The six general requirements relate to:

  1. The approach to materiality;
  2. The scope of disclosures made;
  3. Links between nature-related dependencies, impacts, risks and opportunities (referred to collectively in the TNFD framework as nature-related issues);
  4. The location specificity of nature-related issues;
  5. Integration with other sustainability-related disclosures; and
  6. Stakeholder engagement.

1. Approach to materiality

An organisation should provide a description of the materiality processes used, with reference to external standards where appropriate.[1]

These materiality processes apply only to Strategy A, B and C, and the Metrics & Targets disclosures: the recommended disclosures for Governance and Risk Management are process descriptions only and are therefore not linked to materiality considerations. The TNFD nevertheless strongly encourages report preparers to report all indicators relevant to the organisation, including the core disclosure metrics outlined in this guidance, to demonstrate alignment with global policy goals.

An organisation should distinguish in its disclosures which pieces of material information are primarily relevant to specific stakeholder groups, such as investors and civil society.

The organisation should also consider describing:

  • How it has defined the threshold to determine which topics are material for reporting; whether it has tested its selection of material topics with investors and other stakeholders; the sources, evidence and methods used to justify the nature-related material information to be disclosed; as well as any assumptions and subjective judgements made;
  • The stakeholders and experts who have informed the materiality determination process;
  • Any limitations or exclusions. These could include the time periods considered to assess the effects of decisions and actions or the exclusion of some categories of business relationships from certain parts of the value chain when identifying material topics; and
  • How it has prioritised the effects of its decisions and actions for reporting.

2. Scope of disclosures

The organisation should describe the scope of current nature-related disclosures including:

  • Coverage of activities and assets in the organisation’s direct operations, its value chain(s) upstream and downstream, and where appropriate, financed activities;
  • The elements of the TNFD framework disclosed against; and
  • Whether any extensions to this scope are planned for future reports and what these extensions are.

The TNFD disclosures should then be broken down, where relevant, by:

  • Direct operations;
  • Upstream;
  • Downstream; and
  • Financed (specifically for financial institutions).

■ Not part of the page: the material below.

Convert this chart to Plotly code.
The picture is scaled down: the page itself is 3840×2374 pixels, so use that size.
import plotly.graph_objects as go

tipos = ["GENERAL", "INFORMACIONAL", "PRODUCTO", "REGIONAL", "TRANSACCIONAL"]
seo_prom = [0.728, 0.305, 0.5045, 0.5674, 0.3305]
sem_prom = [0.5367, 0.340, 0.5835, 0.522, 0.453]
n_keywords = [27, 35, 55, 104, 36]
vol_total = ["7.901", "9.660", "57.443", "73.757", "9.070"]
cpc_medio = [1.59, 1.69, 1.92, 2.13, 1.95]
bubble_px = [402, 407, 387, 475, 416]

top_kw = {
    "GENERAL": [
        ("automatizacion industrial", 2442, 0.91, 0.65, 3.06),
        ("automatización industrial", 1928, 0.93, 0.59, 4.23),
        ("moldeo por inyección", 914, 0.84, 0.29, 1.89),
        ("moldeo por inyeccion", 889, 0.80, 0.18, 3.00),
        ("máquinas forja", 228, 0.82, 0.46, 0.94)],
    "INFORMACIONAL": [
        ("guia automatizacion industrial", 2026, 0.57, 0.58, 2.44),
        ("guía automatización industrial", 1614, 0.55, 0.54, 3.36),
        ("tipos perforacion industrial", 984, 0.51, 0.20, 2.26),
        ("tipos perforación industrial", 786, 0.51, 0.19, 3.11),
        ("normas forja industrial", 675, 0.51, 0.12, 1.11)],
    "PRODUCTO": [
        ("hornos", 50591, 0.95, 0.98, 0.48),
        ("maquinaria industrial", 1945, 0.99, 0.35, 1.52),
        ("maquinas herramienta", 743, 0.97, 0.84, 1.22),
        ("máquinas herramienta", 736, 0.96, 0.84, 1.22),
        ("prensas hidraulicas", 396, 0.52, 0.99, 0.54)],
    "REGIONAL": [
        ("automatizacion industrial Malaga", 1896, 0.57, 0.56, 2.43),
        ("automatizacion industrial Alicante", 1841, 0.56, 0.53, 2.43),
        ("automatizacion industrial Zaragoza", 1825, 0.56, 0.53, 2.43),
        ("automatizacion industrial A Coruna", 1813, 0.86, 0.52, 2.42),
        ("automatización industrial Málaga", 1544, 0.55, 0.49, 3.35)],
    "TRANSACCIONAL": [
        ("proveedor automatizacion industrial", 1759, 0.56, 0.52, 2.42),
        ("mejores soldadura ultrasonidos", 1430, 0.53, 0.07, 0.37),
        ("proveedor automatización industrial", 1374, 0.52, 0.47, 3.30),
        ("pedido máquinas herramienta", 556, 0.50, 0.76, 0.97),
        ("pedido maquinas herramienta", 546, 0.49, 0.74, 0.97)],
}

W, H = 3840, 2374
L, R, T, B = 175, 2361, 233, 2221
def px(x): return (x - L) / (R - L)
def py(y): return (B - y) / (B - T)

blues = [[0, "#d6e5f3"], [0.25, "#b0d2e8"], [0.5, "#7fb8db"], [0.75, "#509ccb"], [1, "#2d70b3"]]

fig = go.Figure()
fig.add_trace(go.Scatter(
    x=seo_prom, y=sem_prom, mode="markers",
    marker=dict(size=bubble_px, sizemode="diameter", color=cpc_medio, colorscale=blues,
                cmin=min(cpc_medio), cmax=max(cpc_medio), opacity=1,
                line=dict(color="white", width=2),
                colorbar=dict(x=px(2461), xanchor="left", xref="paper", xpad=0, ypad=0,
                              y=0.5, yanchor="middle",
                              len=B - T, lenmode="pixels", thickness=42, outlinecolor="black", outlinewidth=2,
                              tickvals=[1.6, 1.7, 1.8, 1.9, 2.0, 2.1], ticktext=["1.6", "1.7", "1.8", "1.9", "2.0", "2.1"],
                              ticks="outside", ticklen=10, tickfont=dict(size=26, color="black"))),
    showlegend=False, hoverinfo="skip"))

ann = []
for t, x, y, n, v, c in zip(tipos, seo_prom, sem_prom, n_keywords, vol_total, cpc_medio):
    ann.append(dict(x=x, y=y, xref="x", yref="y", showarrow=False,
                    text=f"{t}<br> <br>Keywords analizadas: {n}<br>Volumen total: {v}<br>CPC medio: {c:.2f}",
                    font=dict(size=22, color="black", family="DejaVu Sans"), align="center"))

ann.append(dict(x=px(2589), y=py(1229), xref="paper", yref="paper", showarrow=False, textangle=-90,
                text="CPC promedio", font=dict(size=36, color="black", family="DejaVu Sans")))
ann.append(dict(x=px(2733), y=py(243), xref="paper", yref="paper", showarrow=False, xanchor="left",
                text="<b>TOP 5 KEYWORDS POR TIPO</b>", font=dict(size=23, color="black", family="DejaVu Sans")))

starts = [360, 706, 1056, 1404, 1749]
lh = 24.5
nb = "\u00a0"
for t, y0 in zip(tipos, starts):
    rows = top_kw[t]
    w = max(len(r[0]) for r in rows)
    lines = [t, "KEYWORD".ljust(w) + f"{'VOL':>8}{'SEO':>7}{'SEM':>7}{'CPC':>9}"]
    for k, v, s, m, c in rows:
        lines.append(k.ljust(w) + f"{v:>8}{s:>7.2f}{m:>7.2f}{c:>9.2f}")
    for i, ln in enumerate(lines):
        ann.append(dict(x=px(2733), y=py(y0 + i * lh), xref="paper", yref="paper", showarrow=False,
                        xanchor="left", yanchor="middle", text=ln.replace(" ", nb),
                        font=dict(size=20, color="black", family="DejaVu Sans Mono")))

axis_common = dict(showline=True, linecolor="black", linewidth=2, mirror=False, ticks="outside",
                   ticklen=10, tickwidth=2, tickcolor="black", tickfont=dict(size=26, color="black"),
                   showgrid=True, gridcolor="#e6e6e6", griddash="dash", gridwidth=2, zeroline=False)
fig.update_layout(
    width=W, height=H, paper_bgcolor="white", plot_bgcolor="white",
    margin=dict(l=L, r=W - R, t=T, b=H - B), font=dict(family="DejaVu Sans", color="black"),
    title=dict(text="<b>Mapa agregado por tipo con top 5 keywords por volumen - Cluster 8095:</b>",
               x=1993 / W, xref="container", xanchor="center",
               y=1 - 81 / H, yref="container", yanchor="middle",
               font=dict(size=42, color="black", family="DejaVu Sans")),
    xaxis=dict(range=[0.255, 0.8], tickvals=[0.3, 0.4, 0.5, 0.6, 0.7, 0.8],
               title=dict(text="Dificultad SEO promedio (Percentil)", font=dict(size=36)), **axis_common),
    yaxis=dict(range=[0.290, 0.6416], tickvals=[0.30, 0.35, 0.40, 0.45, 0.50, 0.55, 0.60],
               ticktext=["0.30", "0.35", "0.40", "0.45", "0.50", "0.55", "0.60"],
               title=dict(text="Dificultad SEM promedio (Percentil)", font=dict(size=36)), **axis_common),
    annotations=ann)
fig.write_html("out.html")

3. Consideration of nature-related dependencies, impacts, risks and opportunities

Identification of nature-related risks and opportunities should be based on an assessment of dependencies and impacts on nature with clear delineation between these four types of nature-related issue.

4. Location

Consideration of the specific location of an organisation’s interface with nature should be integral to the assessment, recognising that dependencies and impacts on nature and related impacts on affected stakeholder, occur in specific ecosystems, with linkages across ecosystems. For example, water pollution occurring in one location can travel to affect other connected ecosystems.

5. Integration with other sustainability-related disclosures

Nature-related disclosures should be integrated with other business and sustainability-related disclosures whenever possible to provide report users with an integrated and holistic picture of an organisation’s financial and non-financial circumstances. Importantly, this includes integration of climate and nature disclosures.

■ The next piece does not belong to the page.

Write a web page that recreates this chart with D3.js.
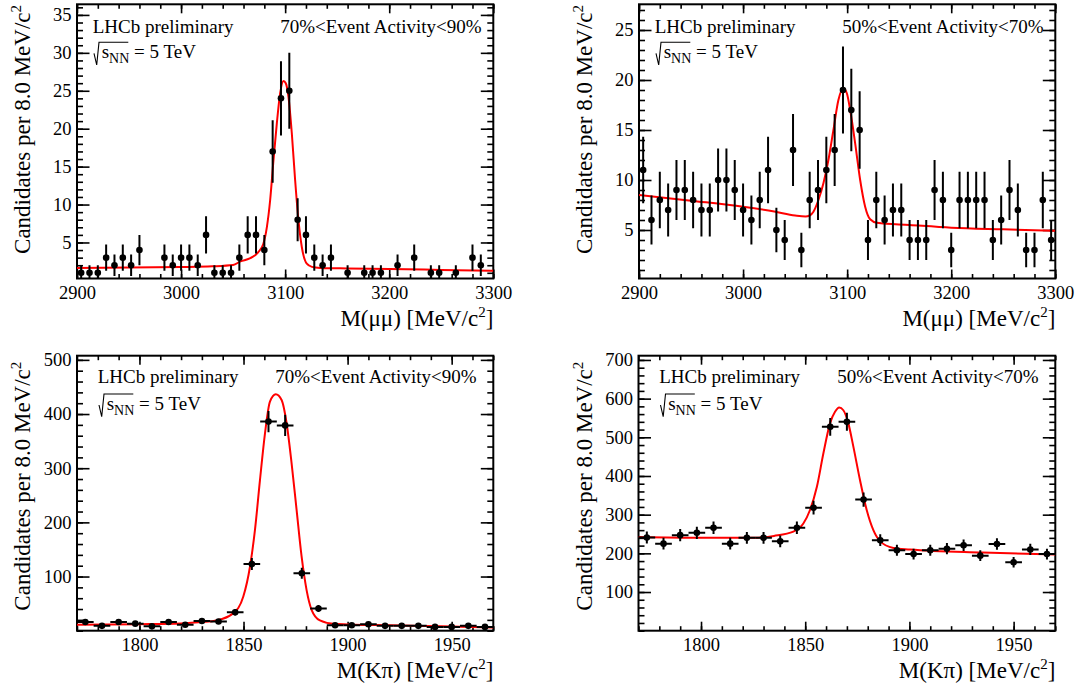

An organisation should ensure that any alignment, contributions and possible trade-offs between actions and targets for climate and nature are clearly identified. In particular, an organisation is expected to disclose any material information on existing climate disclosures where they also relate to nature-related dependencies, impacts, risks and opportunities, and describe whether and how they have integrated disclosures across climate and nature considerations.

6. Stakeholder engagement

The issues discussed and concerns raised during engagement with affected stakeholders should be taken into consideration when preparing the content of the TNFD recommended disclosures.